AIM
Repeat the lines below exactly as written, please, from the line with "Rebuild this chart" to the line with "0.882, 0.870, 0.860];", both lines included, and no others.

MATERIAL
⟨
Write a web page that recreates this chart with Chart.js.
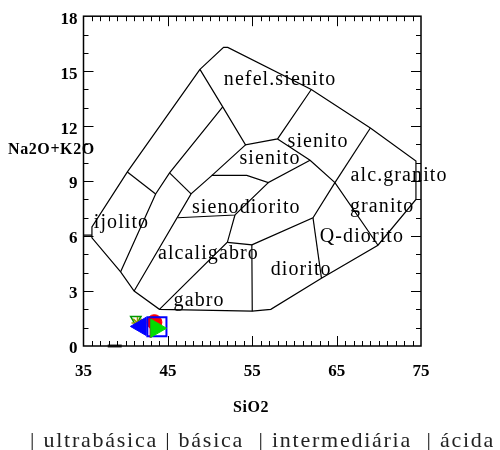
⟩
⟨
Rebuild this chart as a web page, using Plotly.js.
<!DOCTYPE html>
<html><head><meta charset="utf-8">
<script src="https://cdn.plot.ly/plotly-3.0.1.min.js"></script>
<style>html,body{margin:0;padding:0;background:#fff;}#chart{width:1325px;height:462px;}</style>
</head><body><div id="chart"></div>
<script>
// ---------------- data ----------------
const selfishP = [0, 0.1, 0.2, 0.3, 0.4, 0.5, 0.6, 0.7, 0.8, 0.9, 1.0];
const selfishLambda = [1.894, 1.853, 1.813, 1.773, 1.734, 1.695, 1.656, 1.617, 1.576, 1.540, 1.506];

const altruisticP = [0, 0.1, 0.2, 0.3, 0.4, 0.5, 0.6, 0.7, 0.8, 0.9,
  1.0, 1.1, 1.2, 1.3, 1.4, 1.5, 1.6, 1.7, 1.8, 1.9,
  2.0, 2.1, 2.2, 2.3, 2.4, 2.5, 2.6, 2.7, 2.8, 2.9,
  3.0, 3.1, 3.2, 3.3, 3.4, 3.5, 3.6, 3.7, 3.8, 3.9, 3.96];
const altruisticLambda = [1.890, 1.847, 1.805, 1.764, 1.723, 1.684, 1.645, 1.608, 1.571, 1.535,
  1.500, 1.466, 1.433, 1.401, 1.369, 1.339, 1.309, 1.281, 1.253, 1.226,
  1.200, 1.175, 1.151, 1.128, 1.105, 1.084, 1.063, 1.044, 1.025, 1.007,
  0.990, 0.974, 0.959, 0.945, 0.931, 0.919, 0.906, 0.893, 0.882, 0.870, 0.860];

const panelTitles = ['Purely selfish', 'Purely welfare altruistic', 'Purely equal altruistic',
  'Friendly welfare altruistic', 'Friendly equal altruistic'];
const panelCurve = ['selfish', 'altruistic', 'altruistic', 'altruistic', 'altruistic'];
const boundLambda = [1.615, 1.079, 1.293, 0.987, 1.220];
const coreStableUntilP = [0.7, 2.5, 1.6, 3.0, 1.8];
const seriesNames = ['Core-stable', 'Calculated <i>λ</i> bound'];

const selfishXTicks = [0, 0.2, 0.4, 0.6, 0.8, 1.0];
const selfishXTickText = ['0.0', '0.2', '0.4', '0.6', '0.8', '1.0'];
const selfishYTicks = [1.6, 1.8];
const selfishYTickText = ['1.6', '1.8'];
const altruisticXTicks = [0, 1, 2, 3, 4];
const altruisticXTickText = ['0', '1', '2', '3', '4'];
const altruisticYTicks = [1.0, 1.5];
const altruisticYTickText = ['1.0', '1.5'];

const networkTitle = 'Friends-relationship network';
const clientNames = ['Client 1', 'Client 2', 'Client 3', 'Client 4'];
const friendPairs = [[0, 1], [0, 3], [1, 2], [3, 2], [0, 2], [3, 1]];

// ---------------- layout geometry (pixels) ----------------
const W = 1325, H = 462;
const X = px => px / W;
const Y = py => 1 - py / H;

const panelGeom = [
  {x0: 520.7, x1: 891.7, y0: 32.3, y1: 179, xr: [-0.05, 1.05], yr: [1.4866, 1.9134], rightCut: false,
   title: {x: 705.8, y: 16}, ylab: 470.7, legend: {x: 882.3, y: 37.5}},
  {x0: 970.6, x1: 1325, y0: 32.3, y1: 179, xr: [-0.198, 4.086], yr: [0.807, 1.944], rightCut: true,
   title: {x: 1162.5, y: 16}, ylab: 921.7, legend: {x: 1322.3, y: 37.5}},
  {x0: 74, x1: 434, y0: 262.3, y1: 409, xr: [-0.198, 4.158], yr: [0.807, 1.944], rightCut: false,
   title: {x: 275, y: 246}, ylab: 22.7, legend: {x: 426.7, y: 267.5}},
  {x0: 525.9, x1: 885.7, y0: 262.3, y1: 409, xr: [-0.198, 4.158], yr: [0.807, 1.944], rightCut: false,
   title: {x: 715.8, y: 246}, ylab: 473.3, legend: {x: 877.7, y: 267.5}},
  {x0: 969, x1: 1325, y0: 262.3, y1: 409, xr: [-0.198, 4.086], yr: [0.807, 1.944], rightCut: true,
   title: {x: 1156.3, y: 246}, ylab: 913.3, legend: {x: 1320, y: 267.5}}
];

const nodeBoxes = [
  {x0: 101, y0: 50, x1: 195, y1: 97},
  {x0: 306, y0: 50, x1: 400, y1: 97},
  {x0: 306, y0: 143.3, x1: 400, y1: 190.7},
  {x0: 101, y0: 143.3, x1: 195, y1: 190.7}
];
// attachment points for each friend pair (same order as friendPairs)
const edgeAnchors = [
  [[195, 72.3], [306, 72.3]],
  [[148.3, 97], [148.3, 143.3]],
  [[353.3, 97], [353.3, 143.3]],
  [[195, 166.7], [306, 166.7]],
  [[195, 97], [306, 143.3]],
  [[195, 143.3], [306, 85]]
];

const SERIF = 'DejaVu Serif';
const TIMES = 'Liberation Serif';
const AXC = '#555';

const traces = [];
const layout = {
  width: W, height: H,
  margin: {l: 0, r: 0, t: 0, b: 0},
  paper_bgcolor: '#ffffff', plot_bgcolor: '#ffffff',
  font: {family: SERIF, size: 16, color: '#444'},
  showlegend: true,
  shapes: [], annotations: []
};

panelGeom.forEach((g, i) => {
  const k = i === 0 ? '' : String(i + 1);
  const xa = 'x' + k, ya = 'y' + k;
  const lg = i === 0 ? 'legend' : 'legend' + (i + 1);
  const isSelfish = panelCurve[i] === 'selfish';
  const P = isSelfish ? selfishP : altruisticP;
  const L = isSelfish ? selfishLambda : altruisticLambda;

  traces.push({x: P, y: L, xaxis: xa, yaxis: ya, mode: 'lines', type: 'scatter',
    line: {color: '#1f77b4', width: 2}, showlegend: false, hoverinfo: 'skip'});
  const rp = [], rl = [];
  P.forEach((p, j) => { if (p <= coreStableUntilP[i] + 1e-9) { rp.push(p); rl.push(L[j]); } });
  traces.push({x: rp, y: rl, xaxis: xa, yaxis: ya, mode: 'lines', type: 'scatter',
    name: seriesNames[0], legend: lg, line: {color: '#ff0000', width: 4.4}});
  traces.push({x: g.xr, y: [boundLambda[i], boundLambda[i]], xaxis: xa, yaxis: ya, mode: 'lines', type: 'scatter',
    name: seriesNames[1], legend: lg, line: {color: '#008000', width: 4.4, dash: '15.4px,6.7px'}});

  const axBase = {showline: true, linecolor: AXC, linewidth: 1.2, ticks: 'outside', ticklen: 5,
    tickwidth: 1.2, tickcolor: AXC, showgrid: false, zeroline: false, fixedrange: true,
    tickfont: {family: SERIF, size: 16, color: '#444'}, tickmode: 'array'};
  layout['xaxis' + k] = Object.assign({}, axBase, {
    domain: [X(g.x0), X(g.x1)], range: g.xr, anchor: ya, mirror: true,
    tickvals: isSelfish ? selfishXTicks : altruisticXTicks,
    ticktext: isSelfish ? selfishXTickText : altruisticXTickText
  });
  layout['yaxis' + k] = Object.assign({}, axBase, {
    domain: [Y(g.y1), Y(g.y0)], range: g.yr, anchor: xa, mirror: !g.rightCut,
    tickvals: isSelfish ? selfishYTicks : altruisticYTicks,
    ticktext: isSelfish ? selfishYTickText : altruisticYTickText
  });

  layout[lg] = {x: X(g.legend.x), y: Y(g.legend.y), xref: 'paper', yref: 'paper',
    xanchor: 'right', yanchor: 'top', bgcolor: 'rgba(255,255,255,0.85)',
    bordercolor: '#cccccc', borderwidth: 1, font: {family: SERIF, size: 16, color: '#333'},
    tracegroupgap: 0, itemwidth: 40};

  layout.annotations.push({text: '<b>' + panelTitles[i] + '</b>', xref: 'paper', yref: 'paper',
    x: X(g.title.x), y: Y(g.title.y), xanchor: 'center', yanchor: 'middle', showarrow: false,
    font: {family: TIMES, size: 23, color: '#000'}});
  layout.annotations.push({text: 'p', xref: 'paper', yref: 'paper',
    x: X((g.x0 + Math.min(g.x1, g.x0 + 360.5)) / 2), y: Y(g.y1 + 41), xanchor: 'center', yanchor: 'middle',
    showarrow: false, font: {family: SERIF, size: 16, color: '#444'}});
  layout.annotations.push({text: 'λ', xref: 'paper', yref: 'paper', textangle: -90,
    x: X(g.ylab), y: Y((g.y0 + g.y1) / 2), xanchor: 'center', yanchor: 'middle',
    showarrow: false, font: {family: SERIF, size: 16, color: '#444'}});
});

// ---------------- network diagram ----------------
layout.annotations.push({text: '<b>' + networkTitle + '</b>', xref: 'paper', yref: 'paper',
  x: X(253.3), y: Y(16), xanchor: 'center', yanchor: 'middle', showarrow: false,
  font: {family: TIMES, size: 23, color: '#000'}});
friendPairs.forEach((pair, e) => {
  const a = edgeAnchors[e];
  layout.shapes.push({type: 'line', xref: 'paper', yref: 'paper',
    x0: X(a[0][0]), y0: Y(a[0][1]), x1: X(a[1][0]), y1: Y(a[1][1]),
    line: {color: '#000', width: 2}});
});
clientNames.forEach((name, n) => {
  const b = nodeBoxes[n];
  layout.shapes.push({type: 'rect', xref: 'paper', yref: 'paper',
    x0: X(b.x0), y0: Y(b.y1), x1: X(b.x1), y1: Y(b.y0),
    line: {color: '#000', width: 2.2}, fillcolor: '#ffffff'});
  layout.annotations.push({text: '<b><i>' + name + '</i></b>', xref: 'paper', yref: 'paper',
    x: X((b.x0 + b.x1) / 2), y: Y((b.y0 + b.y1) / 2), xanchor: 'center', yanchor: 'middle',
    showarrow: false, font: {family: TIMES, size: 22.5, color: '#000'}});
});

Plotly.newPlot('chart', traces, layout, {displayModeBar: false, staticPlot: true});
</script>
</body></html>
⟩
⟨
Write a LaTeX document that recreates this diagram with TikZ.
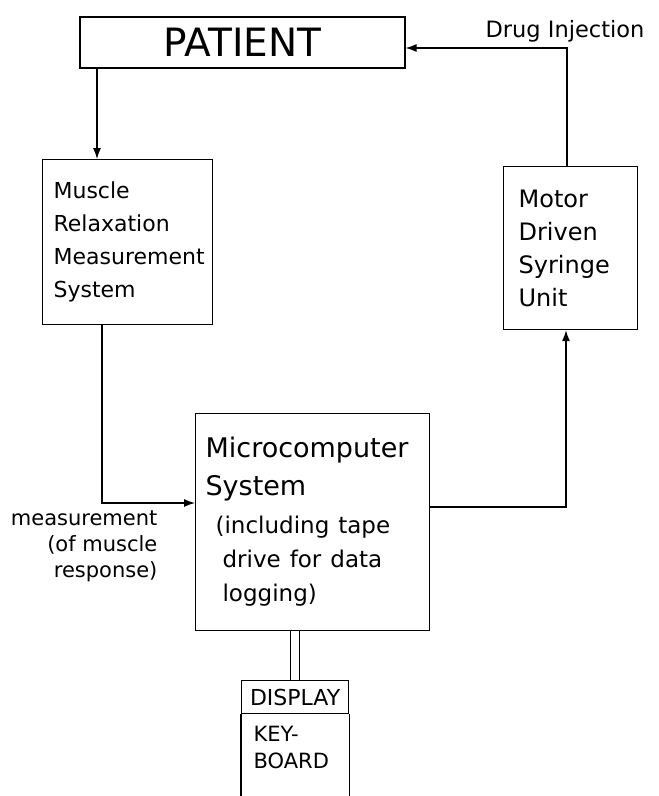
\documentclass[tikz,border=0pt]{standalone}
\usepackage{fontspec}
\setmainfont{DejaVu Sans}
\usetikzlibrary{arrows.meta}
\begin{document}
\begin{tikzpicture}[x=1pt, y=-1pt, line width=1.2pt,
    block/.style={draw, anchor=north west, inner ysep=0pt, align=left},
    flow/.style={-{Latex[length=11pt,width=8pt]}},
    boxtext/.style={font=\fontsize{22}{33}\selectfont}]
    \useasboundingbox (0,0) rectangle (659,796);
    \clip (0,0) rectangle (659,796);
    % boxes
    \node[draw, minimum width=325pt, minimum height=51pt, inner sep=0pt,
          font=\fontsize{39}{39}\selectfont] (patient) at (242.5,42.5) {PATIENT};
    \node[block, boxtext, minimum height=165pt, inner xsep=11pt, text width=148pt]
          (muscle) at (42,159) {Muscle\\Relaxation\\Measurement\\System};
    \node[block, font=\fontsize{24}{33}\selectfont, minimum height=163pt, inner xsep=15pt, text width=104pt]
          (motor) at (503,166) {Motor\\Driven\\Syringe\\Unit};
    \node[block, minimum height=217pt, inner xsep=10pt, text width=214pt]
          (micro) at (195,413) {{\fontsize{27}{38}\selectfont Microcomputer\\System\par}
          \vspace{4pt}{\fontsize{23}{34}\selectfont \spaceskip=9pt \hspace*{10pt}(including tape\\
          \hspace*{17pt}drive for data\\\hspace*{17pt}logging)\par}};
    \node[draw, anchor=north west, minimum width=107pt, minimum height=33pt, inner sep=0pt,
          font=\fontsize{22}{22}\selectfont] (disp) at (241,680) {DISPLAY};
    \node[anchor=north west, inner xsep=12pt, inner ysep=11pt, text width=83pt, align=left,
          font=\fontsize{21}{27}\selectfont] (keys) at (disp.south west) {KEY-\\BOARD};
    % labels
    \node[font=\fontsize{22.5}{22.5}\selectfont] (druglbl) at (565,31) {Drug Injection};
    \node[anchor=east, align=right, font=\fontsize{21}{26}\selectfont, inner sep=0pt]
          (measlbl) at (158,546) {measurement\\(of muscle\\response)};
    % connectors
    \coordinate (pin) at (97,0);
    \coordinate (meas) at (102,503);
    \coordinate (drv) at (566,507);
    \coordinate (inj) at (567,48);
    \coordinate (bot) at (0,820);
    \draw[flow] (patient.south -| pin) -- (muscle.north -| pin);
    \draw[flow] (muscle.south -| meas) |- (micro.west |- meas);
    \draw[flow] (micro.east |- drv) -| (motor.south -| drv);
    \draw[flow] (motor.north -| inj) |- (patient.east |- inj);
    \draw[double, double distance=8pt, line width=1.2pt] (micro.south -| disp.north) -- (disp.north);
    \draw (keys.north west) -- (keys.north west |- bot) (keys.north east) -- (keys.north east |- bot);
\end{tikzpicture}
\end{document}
⟩
THE SOLUTION
Rebuild this chart as a web page, using Plotly.js.
<!DOCTYPE html>
<html><head><meta charset="utf-8">
<script src="https://cdn.plot.ly/plotly-3.0.1.min.js"></script>
<style>html,body{margin:0;padding:0;background:#fff;}#chart{width:1325px;height:462px;}</style>
</head><body><div id="chart"></div>
<script>
// ---------------- data ----------------
const selfishP = [0, 0.1, 0.2, 0.3, 0.4, 0.5, 0.6, 0.7, 0.8, 0.9, 1.0];
const selfishLambda = [1.894, 1.853, 1.813, 1.773, 1.734, 1.695, 1.656, 1.617, 1.576, 1.540, 1.506];

const altruisticP = [0, 0.1, 0.2, 0.3, 0.4, 0.5, 0.6, 0.7, 0.8, 0.9,
  1.0, 1.1, 1.2, 1.3, 1.4, 1.5, 1.6, 1.7, 1.8, 1.9,
  2.0, 2.1, 2.2, 2.3, 2.4, 2.5, 2.6, 2.7, 2.8, 2.9,
  3.0, 3.1, 3.2, 3.3, 3.4, 3.5, 3.6, 3.7, 3.8, 3.9, 3.96];
const altruisticLambda = [1.890, 1.847, 1.805, 1.764, 1.723, 1.684, 1.645, 1.608, 1.571, 1.535,
  1.500, 1.466, 1.433, 1.401, 1.369, 1.339, 1.309, 1.281, 1.253, 1.226,
  1.200, 1.175, 1.151, 1.128, 1.105, 1.084, 1.063, 1.044, 1.025, 1.007,
  0.990, 0.974, 0.959, 0.945, 0.931, 0.919, 0.906, 0.893, 0.882, 0.870, 0.860];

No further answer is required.